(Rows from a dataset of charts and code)
[start]
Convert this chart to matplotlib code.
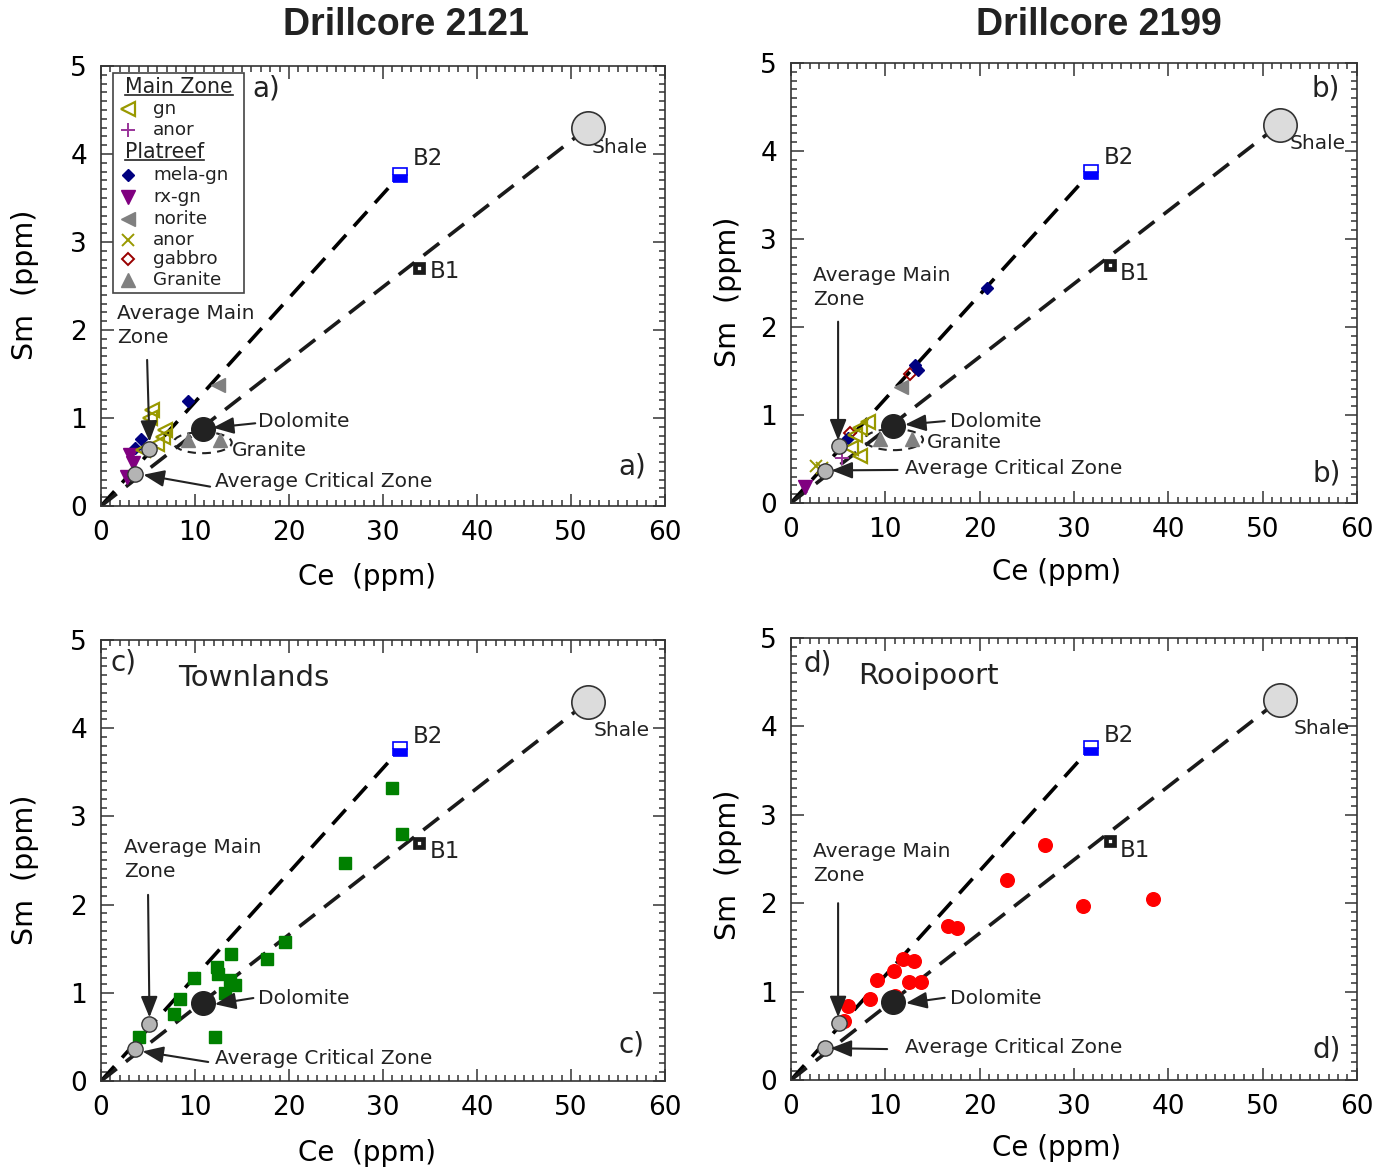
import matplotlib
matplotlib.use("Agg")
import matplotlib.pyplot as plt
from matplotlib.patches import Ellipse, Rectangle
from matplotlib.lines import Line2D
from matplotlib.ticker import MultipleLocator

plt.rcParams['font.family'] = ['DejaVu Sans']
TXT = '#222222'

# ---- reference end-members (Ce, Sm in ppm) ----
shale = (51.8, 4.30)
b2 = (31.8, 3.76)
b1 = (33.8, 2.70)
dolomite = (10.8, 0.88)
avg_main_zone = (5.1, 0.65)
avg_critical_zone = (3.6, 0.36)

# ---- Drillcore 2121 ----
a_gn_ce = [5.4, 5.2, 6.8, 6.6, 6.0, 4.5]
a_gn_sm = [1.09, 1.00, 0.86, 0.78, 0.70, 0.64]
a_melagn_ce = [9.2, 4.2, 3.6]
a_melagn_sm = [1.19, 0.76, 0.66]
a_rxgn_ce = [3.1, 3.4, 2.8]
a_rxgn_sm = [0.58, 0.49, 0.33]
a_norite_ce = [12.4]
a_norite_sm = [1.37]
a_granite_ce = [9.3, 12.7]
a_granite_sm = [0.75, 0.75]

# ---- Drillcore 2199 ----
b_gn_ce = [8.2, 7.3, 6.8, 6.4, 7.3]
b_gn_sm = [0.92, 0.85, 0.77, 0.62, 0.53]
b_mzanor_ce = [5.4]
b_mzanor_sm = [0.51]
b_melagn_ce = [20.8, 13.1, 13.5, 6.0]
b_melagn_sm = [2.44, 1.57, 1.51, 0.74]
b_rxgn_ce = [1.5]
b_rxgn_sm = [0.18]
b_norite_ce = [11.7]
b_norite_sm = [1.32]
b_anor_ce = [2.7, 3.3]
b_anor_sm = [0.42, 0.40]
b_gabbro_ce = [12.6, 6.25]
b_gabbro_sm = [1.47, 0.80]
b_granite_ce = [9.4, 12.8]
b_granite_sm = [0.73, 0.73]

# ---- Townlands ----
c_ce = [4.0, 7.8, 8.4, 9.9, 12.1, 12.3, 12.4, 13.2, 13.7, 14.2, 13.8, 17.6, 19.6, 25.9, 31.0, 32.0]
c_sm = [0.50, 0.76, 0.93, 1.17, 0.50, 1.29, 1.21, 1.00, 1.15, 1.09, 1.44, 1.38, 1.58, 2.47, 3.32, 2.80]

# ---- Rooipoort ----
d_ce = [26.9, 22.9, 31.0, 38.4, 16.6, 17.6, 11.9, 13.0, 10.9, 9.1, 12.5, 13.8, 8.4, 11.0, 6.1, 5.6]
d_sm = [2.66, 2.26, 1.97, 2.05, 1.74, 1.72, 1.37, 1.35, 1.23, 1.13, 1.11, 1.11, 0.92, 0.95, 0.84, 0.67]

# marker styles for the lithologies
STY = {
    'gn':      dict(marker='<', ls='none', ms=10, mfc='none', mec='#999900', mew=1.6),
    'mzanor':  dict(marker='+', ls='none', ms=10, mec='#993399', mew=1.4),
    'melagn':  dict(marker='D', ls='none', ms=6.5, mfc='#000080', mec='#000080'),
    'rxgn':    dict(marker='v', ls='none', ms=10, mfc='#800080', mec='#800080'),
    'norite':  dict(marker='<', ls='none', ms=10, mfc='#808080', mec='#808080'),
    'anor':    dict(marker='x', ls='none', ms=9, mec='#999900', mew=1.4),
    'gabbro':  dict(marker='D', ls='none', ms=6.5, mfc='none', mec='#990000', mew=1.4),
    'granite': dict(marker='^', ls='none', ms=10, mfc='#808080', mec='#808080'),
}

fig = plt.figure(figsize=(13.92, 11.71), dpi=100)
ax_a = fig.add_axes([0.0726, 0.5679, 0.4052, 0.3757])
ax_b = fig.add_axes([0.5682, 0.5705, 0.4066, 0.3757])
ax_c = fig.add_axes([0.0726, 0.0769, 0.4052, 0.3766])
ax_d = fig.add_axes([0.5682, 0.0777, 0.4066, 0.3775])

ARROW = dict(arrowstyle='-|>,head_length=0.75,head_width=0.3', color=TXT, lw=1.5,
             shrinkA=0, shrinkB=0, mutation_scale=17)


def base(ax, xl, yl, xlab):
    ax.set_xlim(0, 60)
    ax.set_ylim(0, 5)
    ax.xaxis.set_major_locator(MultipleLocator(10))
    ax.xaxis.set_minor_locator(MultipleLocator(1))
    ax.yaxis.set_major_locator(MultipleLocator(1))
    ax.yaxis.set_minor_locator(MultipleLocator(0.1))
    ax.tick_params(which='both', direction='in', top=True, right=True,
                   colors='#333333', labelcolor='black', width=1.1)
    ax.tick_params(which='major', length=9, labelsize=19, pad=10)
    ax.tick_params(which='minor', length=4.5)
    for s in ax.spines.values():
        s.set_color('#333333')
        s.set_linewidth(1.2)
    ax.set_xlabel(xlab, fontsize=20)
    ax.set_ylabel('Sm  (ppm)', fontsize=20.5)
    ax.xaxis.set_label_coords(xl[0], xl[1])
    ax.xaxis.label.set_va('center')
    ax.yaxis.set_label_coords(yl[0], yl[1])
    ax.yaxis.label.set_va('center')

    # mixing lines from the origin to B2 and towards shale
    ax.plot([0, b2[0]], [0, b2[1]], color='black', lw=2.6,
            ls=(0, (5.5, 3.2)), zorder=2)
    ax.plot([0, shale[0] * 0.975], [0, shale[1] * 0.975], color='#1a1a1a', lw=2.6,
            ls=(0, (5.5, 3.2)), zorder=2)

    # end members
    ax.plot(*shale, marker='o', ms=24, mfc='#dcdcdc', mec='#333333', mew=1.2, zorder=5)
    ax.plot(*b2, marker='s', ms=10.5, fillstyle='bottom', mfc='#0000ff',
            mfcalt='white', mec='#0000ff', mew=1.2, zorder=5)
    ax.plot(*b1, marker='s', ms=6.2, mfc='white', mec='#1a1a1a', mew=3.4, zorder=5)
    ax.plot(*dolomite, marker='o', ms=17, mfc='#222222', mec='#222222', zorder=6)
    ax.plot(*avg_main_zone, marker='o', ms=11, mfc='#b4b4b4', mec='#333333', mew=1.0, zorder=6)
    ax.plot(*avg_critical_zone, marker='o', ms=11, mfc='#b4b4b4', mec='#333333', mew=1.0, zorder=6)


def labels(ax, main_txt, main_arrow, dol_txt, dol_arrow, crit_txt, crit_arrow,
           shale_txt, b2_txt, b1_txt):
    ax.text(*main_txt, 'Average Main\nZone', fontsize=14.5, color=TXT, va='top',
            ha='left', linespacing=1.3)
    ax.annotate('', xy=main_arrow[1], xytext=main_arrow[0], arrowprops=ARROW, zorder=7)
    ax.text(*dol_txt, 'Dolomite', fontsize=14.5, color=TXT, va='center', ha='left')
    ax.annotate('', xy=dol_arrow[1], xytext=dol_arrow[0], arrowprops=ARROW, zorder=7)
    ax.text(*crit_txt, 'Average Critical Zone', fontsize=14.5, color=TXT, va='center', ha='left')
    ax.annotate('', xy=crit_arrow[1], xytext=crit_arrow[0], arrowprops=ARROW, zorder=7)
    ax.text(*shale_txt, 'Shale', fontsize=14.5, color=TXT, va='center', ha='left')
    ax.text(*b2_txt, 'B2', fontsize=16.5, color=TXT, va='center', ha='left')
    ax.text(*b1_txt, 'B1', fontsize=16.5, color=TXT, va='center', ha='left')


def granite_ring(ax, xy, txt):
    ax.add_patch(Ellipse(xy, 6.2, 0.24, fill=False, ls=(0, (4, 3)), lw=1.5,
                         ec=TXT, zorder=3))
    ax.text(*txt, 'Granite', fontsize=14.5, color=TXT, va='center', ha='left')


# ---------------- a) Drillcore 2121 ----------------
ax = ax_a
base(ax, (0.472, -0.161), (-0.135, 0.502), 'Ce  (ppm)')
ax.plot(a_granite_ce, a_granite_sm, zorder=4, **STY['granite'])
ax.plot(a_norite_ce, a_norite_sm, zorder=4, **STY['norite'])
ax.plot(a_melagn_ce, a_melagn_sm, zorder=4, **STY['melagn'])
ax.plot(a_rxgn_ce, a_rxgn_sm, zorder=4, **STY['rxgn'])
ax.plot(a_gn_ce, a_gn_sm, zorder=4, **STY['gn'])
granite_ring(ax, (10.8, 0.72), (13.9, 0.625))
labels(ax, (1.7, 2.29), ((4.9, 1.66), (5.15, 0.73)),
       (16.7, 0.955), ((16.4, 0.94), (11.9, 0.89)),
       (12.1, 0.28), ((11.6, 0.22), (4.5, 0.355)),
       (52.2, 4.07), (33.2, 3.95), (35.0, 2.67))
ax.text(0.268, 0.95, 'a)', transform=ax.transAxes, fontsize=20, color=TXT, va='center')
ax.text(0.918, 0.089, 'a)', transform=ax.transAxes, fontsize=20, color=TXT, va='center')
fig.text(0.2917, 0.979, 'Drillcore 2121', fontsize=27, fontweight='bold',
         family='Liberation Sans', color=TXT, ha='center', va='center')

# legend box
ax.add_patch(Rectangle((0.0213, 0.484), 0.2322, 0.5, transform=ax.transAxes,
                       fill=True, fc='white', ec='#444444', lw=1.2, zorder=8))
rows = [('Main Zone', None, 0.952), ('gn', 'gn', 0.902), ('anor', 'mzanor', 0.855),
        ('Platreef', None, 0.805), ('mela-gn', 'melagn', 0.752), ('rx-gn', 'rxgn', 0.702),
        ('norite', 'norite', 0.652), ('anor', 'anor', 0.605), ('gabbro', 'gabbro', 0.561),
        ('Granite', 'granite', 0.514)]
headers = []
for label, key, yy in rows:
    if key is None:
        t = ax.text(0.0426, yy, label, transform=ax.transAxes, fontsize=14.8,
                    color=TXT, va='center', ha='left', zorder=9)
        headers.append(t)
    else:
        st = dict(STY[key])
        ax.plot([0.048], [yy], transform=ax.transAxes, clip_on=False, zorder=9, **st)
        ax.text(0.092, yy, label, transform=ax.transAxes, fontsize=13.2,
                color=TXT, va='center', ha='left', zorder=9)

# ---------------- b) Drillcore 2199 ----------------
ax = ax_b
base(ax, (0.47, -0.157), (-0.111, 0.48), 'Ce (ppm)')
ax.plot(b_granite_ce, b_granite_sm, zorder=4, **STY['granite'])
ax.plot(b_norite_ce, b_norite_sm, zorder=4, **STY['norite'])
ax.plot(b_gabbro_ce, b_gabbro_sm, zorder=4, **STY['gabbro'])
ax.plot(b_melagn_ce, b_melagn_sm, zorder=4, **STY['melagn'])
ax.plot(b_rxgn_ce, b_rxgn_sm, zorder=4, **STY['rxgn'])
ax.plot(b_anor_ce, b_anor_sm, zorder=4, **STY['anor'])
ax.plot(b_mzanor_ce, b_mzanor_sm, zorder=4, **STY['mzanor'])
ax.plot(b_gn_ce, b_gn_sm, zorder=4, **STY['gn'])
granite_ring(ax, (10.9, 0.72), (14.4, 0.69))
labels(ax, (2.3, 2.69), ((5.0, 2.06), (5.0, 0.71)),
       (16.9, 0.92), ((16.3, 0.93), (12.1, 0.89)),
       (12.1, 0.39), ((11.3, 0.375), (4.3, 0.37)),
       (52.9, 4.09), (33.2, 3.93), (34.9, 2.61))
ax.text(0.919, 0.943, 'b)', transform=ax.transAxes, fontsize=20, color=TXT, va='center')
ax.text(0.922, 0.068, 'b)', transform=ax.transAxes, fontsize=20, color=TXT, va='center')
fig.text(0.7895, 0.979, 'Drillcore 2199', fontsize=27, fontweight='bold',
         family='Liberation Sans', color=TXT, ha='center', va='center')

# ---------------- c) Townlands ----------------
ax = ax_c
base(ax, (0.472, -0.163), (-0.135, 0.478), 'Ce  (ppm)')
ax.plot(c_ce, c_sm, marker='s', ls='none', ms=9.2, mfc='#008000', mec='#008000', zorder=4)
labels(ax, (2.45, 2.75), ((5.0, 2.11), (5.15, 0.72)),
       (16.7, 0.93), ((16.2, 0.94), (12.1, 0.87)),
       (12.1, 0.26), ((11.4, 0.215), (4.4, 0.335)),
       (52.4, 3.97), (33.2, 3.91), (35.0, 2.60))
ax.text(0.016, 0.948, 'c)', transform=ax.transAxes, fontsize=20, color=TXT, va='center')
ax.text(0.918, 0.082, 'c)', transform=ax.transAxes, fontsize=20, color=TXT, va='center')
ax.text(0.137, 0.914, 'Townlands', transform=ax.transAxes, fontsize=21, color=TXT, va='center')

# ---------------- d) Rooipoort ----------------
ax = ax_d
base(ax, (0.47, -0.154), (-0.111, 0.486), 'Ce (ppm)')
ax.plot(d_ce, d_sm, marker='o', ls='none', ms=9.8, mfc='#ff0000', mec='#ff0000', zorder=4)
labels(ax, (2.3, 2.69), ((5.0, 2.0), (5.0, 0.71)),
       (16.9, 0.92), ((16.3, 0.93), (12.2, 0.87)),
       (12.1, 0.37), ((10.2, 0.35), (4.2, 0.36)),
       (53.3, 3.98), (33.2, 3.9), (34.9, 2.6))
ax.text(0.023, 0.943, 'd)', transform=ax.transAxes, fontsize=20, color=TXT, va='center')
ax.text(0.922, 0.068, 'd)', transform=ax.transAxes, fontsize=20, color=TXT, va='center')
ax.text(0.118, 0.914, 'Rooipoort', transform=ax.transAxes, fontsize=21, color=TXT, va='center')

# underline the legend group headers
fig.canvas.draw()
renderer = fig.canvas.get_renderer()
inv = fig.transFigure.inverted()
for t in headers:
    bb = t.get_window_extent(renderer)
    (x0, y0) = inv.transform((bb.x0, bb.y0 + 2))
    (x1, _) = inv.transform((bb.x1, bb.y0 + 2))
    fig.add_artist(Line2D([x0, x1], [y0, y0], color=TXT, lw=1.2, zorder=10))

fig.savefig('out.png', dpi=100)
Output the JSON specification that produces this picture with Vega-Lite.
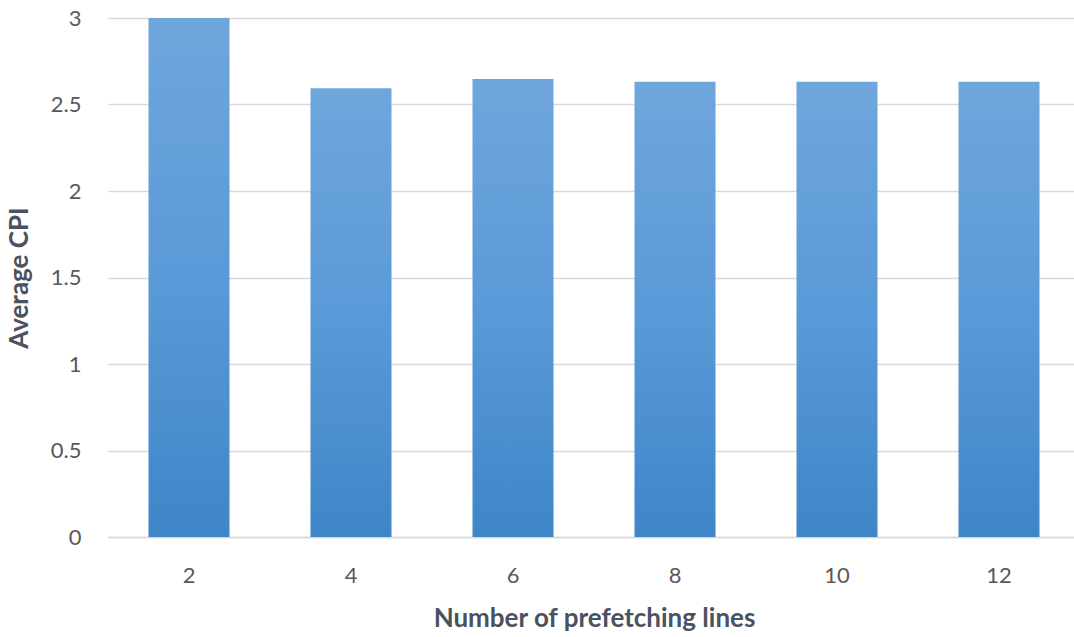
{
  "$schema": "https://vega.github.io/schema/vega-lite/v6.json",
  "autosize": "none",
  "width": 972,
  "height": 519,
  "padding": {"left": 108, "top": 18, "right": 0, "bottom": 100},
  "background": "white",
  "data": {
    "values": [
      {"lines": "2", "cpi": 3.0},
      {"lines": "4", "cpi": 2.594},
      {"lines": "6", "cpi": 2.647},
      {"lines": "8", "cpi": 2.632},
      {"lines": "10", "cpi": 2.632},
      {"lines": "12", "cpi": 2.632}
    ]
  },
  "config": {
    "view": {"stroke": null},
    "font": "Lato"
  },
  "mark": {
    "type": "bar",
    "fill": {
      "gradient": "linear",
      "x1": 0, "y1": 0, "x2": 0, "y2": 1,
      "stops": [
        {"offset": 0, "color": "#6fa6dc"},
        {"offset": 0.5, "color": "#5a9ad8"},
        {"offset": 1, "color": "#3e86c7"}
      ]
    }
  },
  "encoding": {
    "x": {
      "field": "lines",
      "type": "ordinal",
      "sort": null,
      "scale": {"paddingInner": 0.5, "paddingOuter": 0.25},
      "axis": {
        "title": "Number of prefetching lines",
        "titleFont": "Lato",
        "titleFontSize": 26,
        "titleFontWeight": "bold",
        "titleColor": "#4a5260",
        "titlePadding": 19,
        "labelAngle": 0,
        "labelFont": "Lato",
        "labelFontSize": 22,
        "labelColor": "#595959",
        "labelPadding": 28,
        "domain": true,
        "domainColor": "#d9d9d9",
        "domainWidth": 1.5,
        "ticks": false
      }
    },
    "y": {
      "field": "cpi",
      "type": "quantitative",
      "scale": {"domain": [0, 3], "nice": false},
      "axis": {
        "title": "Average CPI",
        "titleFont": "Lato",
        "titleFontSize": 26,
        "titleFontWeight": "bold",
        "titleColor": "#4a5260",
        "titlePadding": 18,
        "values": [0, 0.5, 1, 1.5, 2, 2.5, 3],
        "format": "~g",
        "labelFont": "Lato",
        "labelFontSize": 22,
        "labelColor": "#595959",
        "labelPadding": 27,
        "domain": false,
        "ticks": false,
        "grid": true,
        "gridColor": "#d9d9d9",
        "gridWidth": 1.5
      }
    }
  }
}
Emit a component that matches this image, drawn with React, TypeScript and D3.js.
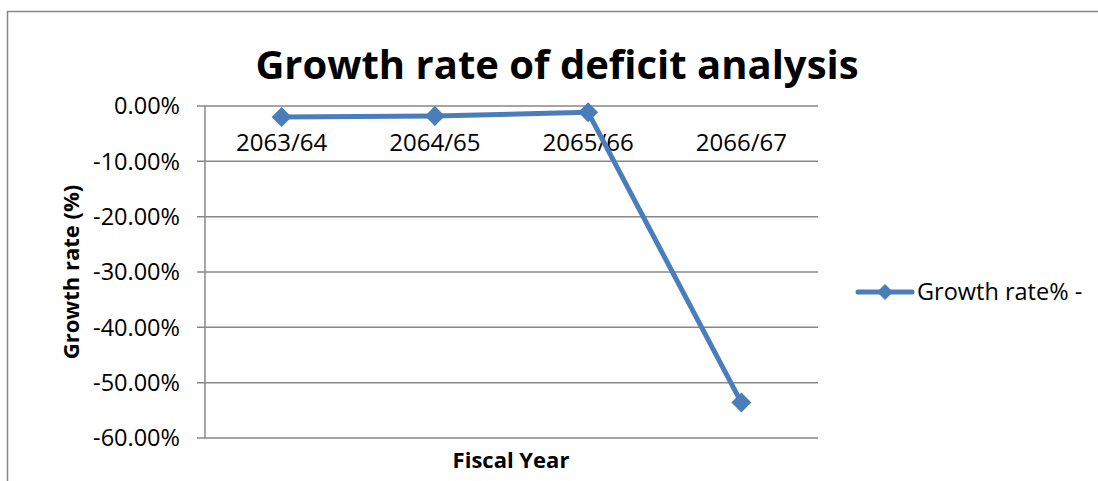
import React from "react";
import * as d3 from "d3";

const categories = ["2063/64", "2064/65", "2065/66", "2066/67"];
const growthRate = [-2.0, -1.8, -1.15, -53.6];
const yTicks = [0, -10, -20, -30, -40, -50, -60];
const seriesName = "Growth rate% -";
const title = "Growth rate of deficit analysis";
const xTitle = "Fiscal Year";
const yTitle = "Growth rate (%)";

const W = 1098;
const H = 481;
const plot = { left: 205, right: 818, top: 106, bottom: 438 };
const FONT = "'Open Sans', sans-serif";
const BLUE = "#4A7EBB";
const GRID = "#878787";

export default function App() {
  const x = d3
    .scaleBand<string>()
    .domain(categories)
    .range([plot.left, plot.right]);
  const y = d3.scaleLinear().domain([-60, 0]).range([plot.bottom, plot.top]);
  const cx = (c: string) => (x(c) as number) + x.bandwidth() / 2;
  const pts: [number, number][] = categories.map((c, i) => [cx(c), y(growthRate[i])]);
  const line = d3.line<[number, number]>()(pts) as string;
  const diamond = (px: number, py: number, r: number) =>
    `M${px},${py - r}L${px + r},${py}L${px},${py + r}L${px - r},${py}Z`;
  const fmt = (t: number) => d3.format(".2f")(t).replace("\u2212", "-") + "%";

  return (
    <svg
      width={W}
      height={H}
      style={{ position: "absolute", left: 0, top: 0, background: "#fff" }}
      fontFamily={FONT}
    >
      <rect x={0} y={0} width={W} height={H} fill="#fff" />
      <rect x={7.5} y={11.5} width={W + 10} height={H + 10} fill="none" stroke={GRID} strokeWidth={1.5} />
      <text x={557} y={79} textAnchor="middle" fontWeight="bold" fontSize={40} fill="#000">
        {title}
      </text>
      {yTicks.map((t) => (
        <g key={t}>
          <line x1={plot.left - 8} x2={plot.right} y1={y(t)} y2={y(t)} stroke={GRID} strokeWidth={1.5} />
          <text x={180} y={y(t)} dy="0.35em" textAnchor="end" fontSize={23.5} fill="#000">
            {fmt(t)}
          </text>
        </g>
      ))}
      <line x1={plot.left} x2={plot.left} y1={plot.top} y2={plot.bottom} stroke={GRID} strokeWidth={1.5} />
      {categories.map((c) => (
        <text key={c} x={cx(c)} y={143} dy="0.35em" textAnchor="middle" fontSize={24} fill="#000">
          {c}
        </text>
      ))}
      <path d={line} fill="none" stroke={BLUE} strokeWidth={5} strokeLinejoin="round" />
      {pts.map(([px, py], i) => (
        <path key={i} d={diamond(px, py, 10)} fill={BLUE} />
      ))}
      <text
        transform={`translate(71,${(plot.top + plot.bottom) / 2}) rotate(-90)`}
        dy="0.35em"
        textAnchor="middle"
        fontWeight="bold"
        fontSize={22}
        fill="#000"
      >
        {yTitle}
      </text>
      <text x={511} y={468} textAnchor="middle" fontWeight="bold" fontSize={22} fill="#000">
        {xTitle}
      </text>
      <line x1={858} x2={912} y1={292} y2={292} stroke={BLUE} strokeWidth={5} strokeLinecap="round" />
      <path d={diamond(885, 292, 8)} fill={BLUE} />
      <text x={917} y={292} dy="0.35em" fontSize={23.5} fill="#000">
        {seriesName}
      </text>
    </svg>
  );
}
[end]
### Stated goal
Everything from the first line of the entries through the line that contains "0.95, 0.84, 0.67]" is to be reproduced exactly, except the pictures.

### Reply to the exercise
Convert this chart to matplotlib code.
import matplotlib
matplotlib.use("Agg")
import matplotlib.pyplot as plt
from matplotlib.patches import Ellipse, Rectangle
from matplotlib.lines import Line2D
from matplotlib.ticker import MultipleLocator

plt.rcParams['font.family'] = ['DejaVu Sans']
TXT = '#222222'

# ---- reference end-members (Ce, Sm in ppm) ----
shale = (51.8, 4.30)
b2 = (31.8, 3.76)
b1 = (33.8, 2.70)
dolomite = (10.8, 0.88)
avg_main_zone = (5.1, 0.65)
avg_critical_zone = (3.6, 0.36)

# ---- Drillcore 2121 ----
a_gn_ce = [5.4, 5.2, 6.8, 6.6, 6.0, 4.5]
a_gn_sm = [1.09, 1.00, 0.86, 0.78, 0.70, 0.64]
a_melagn_ce = [9.2, 4.2, 3.6]
a_melagn_sm = [1.19, 0.76, 0.66]
a_rxgn_ce = [3.1, 3.4, 2.8]
a_rxgn_sm = [0.58, 0.49, 0.33]
a_norite_ce = [12.4]
a_norite_sm = [1.37]
a_granite_ce = [9.3, 12.7]
a_granite_sm = [0.75, 0.75]

# ---- Drillcore 2199 ----
b_gn_ce = [8.2, 7.3, 6.8, 6.4, 7.3]
b_gn_sm = [0.92, 0.85, 0.77, 0.62, 0.53]
b_mzanor_ce = [5.4]
b_mzanor_sm = [0.51]
b_melagn_ce = [20.8, 13.1, 13.5, 6.0]
b_melagn_sm = [2.44, 1.57, 1.51, 0.74]
b_rxgn_ce = [1.5]
b_rxgn_sm = [0.18]
b_norite_ce = [11.7]
b_norite_sm = [1.32]
b_anor_ce = [2.7, 3.3]
b_anor_sm = [0.42, 0.40]
b_gabbro_ce = [12.6, 6.25]
b_gabbro_sm = [1.47, 0.80]
b_granite_ce = [9.4, 12.8]
b_granite_sm = [0.73, 0.73]

# ---- Townlands ----
c_ce = [4.0, 7.8, 8.4, 9.9, 12.1, 12.3, 12.4, 13.2, 13.7, 14.2, 13.8, 17.6, 19.6, 25.9, 31.0, 32.0]
c_sm = [0.50, 0.76, 0.93, 1.17, 0.50, 1.29, 1.21, 1.00, 1.15, 1.09, 1.44, 1.38, 1.58, 2.47, 3.32, 2.80]

# ---- Rooipoort ----
d_ce = [26.9, 22.9, 31.0, 38.4, 16.6, 17.6, 11.9, 13.0, 10.9, 9.1, 12.5, 13.8, 8.4, 11.0, 6.1, 5.6]
d_sm = [2.66, 2.26, 1.97, 2.05, 1.74, 1.72, 1.37, 1.35, 1.23, 1.13, 1.11, 1.11, 0.92, 0.95, 0.84, 0.67]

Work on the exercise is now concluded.